Mailbox Review: Chivalry (2.5/5)

Chivalry: The Quest for a Personal Code of Honor in an Unjust World
Zach Hunter (Tyndale, 2013)

Rating: 2.5/5

Zach Hunter’s book, Chivalry, is not, in fact, an attempt to recover classical chivalric ideals and apply them to contemporary life, but his project is nevertheless an admirable and well-meaning one. Using the language of older chivalric codes to stand for more general moral principles, Hunter has put together a book aimed at forming virtue in adolescent generations that may have never been taught to think in virtue categories at all. While Hunter himself does seem to present the project as a modern application of medieval honor codes, his “ten principles” come across as ahistorical and thinly researched. Nevertheless, this inconsistency does not hinder him from going ahead toward his goal of instructing young readers in the arts of doing justice in their communities.
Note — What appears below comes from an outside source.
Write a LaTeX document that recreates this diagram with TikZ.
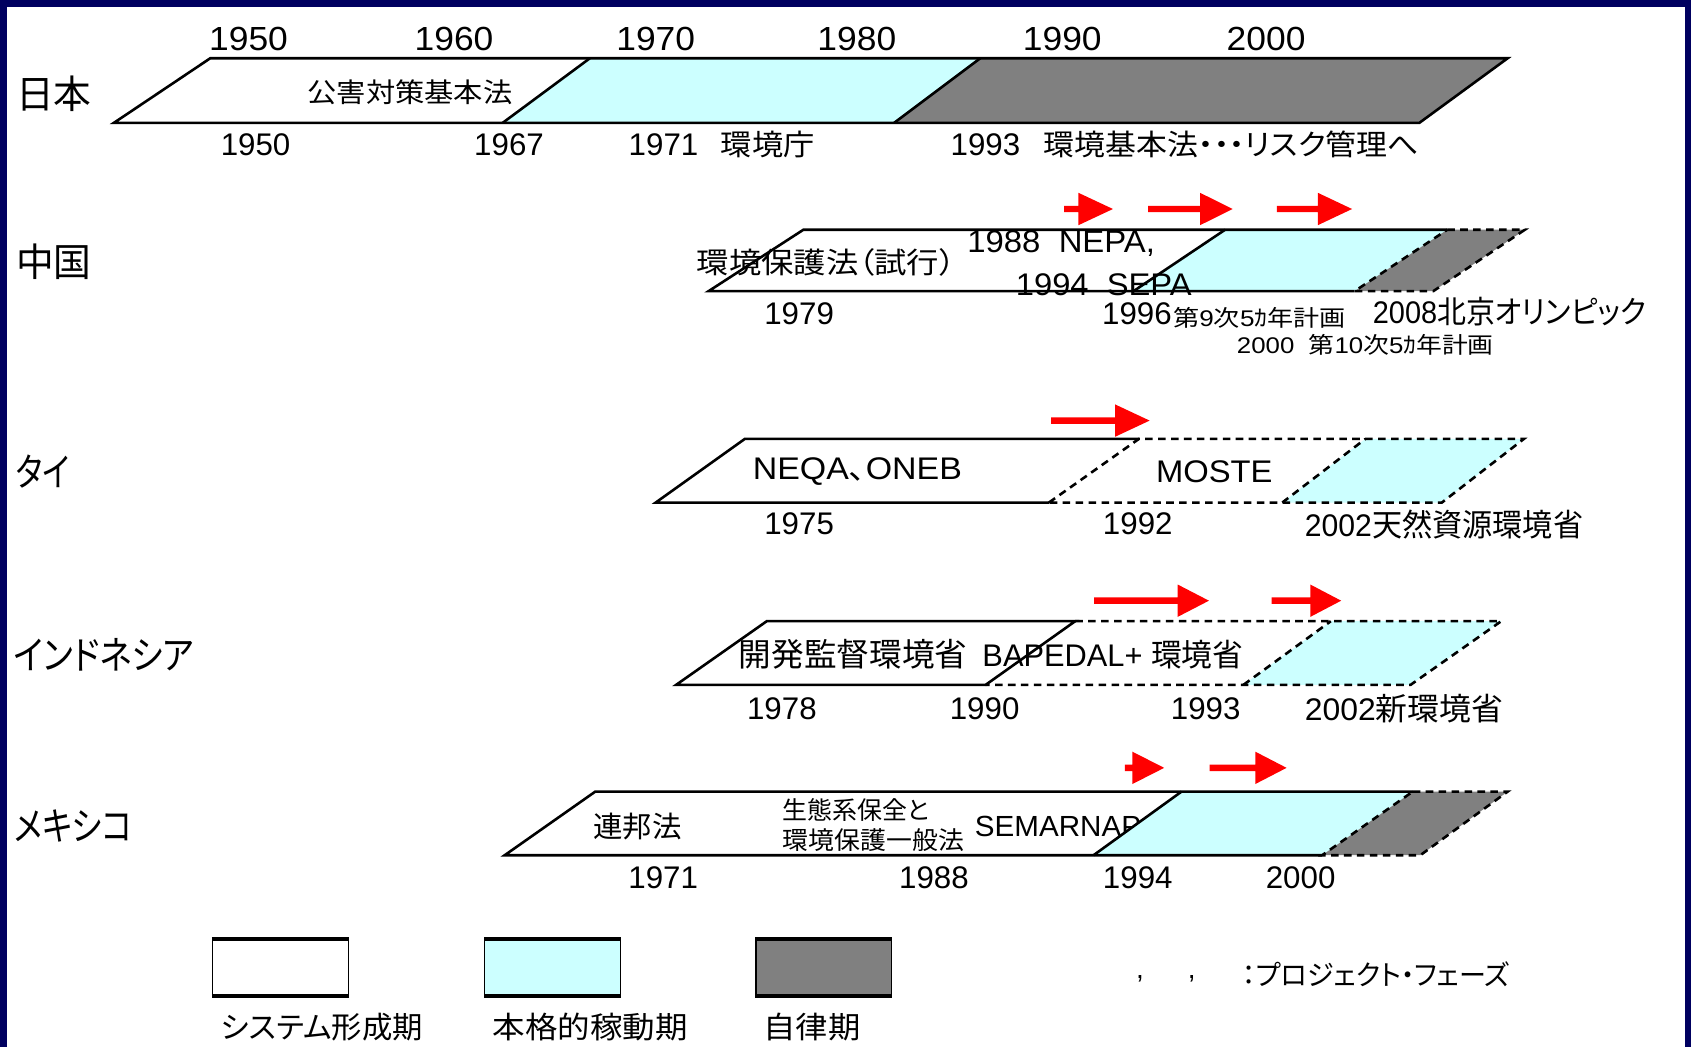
\documentclass[tikz,border=0pt]{standalone}
\usepackage{fontspec}
\usepackage{graphicx}
\setmainfont{Liberation Sans}
\newfontfamily\jp[RawFeature={+palt}]{Noto Sans CJK JP}
\newcommand\fs[1]{\fontsize{#1}{#1}\selectfont}
\newcommand\fitw[2]{\resizebox{#1pt}{\height}{#2}}
\definecolor{navyb}{RGB}{0,0,96}
\definecolor{cyanph}{RGB}{204,255,255}
\definecolor{grayph}{RGB}{128,128,128}
\definecolor{arrred}{RGB}{255,0,0}
\newcommand\rarr[4]{\fill[arrred] (#1,#4-3) -- (#2,#4-3) -- (#2,#4-15) -- (#3,#4) -- (#2,#4+15) -- (#2,#4+3) -- (#1,#4+3) -- cycle;}
\begin{document}
\begin{tikzpicture}[x=1pt,y=-1pt,
  txt/.style={inner sep=0pt,outer sep=0pt,text=black},
  wph/.style={fill=white},
  cph/.style={fill=cyanph},
  gph/.style={fill=grayph},
  sol/.style={draw=black,line width=2.4pt,line join=miter},
  dsh/.style={draw=black,line width=2.4pt,dash pattern=on 7pt off 5pt},
  legbox/.style={draw=black,line width=1pt,minimum width=126pt,minimum height=52pt,inner sep=0pt},
]
\useasboundingbox (0,0) rectangle (1568,971);
\fill[navyb] (0,0) rectangle (1568,971);
\fill[white] (6.5,6.5) rectangle (1562.5,971);

% ---------- Japan ----------
\fill[wph] (105.5,114) -- (195,54) -- (547,54) -- (466,114) -- cycle;
\fill[cph] (466,114) -- (547,54) -- (909,54) -- (829,114) -- cycle;
\fill[gph] (829,114) -- (909,54) -- (1398,54) -- (1316,114) -- cycle;
\node[txt,anchor=west] (jp) at (15,87) {\fs{36}\fitw{70}{\jp 日本}};
\foreach \x/\t in {230.5/1950,421/1960,608/1970,794.5/1980,985/1990,1174/2000}
  \node[txt] (top\t) at (\x,36) {\fs{31}\fitw{73}{\t}};
\node[txt] (jkogai) at (380.25,86) {\fs{25}\fitw{190}{\jp 公害対策基本法}};
\node[txt] (j1950) at (237,134) {\fs{29}1950};
\node[txt] (j1967) at (472,134) {\fs{29}1967};
\node[txt,anchor=west] (j1971) at (583,134) {\fs{29}1971};
\node[txt,anchor=west] (jcho) at (668.5,134) {\fs{27}\fitw{87}{\jp 環境庁}};
\node[txt,anchor=west] (j1993) at (881.5,134) {\fs{29}1993};
\node[txt,anchor=west] (jkihon) at (968,134) {\fs{27}\fitw{348}{\jp 環境基本法・・・リスク管理へ}};
\draw[sol] (105.5,114) -- (195,54) -- (1398,54) -- (1316,114) -- cycle;
\draw[sol] (466,114) -- (547,54);
\draw[sol] (829,114) -- (909,54);

% ---------- China ----------
\fill[wph] (657,270) -- (745,213) -- (1136,213) -- (1051,270) -- cycle;
\fill[cph] (1051,270) -- (1136,213) -- (1342,213) -- (1256,270) -- cycle;
\fill[gph] (1256,270) -- (1342,213) -- (1414,213) -- (1329,270) -- cycle;
\node[txt,anchor=west] (cn) at (15,243) {\fs{36}\fitw{70}{\jp 中国}};
\node[txt] (cnlaw) at (766,243) {\fs{27}\fitw{240}{\jp 環境保護法（試行）}};
\node[txt,anchor=west] (nepa) at (897,226) {\fs{29}\fitw{174}{1988~~NEPA,}};
\node[txt,anchor=west] (sepa) at (942,264) {\fs{29}\fitw{163}{1994~~SEPA}};
\draw[sol] (1342,213) -- (745,213) -- (657,270) -- (1256,270);
\draw[sol] (1051,270) -- (1136,213);
\draw[dsh] (1342,213) -- (1414,213) -- (1329,270) -- (1256,270) -- cycle;
\node[txt] (c1979) at (741,291) {\fs{29}1979};
\node[txt,anchor=west] (c1996) at (1022,291) {\fs{29}1996};
\node[txt,anchor=west] (c9th) at (1088,295) {\fs{21}\fitw{160}{{\jp 第}9{\jp 次}5{\jp ｶ年計画}}};
\node[txt,anchor=west] (c2008) at (1273,289) {\fs{29}\fitw{254}{2008{\jp 北京オリンピック}}};
\node[txt,anchor=west] (c10th) at (1147,320) {\fs{21}\fitw{238}{2000~~{\jp 第}10{\jp 次}5{\jp ｶ年計画}}};

% ---------- Thailand ----------
\fill[wph] (608,466) -- (690.6,407) -- (1266,407) -- (1189,466) -- cycle;
\fill[cph] (1189,466) -- (1266,407) -- (1413,407) -- (1337,466) -- cycle;
\node[txt,anchor=west] (th) at (15,437) {\fs{36}\fitw{50}{\jp タイ}};
\node[txt] (neqa) at (795,437) {\fs{29}\fitw{194}{NEQA{\jp 、}ONEB}};
\node[txt] (moste) at (1126,437) {\fs{29}\fitw{108}{MOSTE}};
\draw[sol] (1056,407) -- (690.6,407) -- (608,466) -- (972.6,466);
\draw[dsh] (972.6,466) -- (1056,407) -- (1413,407) -- (1337,466) -- cycle;
\draw[dsh] (1189,466) -- (1266,407);
\node[txt] (t1975) at (741,486) {\fs{29}1975};
\node[txt] (t1992) at (1055,486) {\fs{29}1992};
\node[txt,anchor=west] (t2002) at (1210,486) {\fs{29}\fitw{258}{2002{\jp 天然資源環境省}}};

% ---------- Indonesia ----------
\fill[wph] (627,635) -- (711,576) -- (1234,576) -- (1153,635) -- cycle;
\fill[cph] (1153,635) -- (1234,576) -- (1392,576) -- (1308,635) -- cycle;
\node[txt,anchor=west] (id) at (13,607) {\fs{36}\fitw{167}{\jp インドネシア}};
\node[txt] (kaihatsu) at (791,607) {\fs{30}\fitw{212}{\jp 開発監督環境省}};
\node[txt,anchor=west] (bapedal) at (911,607) {\fs{29}\fitw{242}{BAPEDAL+ {\jp 環境省}}};
\draw[sol] (914,635) -- (627,635) -- (711,576) -- (997,576) -- cycle;
\draw[dsh] (997,576) -- (1392,576) -- (1308,635) -- (914,635);
\draw[dsh] (1153,635) -- (1234,576);
\node[txt] (i1978) at (725,657) {\fs{29}1978};
\node[txt] (i1990) at (913,657) {\fs{29}1990};
\node[txt] (i1993) at (1118,657) {\fs{29}1993};
\node[txt,anchor=west] (i2002) at (1210,657) {\fs{29}\fitw{184}{2002{\jp 新環境省}}};

% ---------- Mexico ----------
\fill[wph] (468,793) -- (552,734) -- (1095.6,734) -- (1014,793) -- cycle;
\node[txt,anchor=west] (semarnap) at (904,766) {\fs{27}\fitw{154}{SEMARNAP}};
\fill[cph] (1014,793) -- (1095.6,734) -- (1310,734) -- (1226,793) -- cycle;
\fill[gph] (1226,793) -- (1310,734) -- (1398,734) -- (1317,793) -- cycle;
\node[txt,anchor=west] (mx) at (13,766) {\fs{36}\fitw{110}{\jp メキシコ}};
\node[txt] (renpo) at (591,766) {\fs{27}\fitw{82}{\jp 連邦法}};
\node[txt,anchor=west] (seitai) at (726,751) {\fs{23}\fitw{136}{\jp 生態系保全と}};
\node[txt,anchor=west] (ippan) at (726,779) {\fs{23}\fitw{168}{\jp 環境保護一般法}};
\draw[sol] (1310,734) -- (552,734) -- (468,793) -- (1226,793);
\draw[sol] (1014,793) -- (1095.6,734);
\draw[dsh] (1310,734) -- (1398,734) -- (1317,793) -- (1226,793) -- cycle;
\node[txt] (m1971) at (615,814) {\fs{29}1971};
\node[txt] (m1988) at (866,814) {\fs{29}1988};
\node[txt] (m1994) at (1055,814) {\fs{29}1994};
\node[txt] (m2000) at (1206,814) {\fs{29}2000};

% ---------- red phase arrows ----------
\rarr{986.6}{1000}{1032}{193.8}
\rarr{1064.5}{1112.8}{1143}{193.8}
\rarr{1184}{1222}{1253.7}{193.8}
\rarr{974.6}{1034}{1066}{390}
\rarr{1014.6}{1092}{1121}{557}
\rarr{1179}{1215}{1243.6}{557}
\rarr{1043}{1050}{1079.5}{712}
\rarr{1121.7}{1164}{1193}{712}

% ---------- legend ----------
\node[legbox,fill=white] (lw) at (260,897) {};
\node[legbox,fill=cyanph] (lc) at (512.5,897) {};
\node[legbox,fill=grayph] (lg) at (764,897) {};
\foreach \b in {lw,lc,lg} {
  \draw[line width=3.5pt] (\b.north west) -- (\b.north east);
  \draw[line width=3.5pt] (\b.south west) -- (\b.south east);
}
\node[txt] (l1) at (298.5,952) {\fs{28}\fitw{187}{\jp システム形成期}};
\node[txt] (l2) at (547.5,952) {\fs{28}\fitw{181}{\jp 本格的稼動期}};
\node[txt] (l3) at (753,952) {\fs{28}\fitw{90}{\jp 自律期}};
\node[txt] (cm1) at (1057,908) {\fs{26},};
\node[txt] (cm2) at (1105,908) {\fs{26},};
\node[txt,anchor=west] (phase) at (1152,903) {\fs{26}\fitw{248}{\jp ：プロジェクト・フェーズ}};
\end{tikzpicture}
\end{document}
This mission, praiseworthy as it is, leads Hunter onto slippery ground in some places. The chivalric codes he presents is valuable, he argues, in so much as it teaches readers how to value and perform justice. Such an emphasis naturally includes a concern for social justice. Charitable attitudes toward social groups like homosexuals are rightly emphasized, but concepts like tolerance and pluralism are left vague and undeveloped so that, in an attempt not to say “too much,” Hunter comes dangerously close to not saying enough. One wonders whether this is the result of constraints placed upon him by a big publisher (leaving the door open for liberalism can be good for sales numbers), or simply an artistic oversight. The imperfection sustains, but it does not ultimately make the book a less successful one.

Chivalry’s tone is popular and devotional, not quite achieving the programmatic, transformative nature the author clearly intended. Nevertheless, in an epoch where even the Church has cut itself loose from historical moorings and no longer enjoys access to older, established paradigms of virtue formation, Hunter’s book is a well-meaning step in the right direction.


I received a copy of Chivalry gratis from the publisher in exchange for an unbiased review.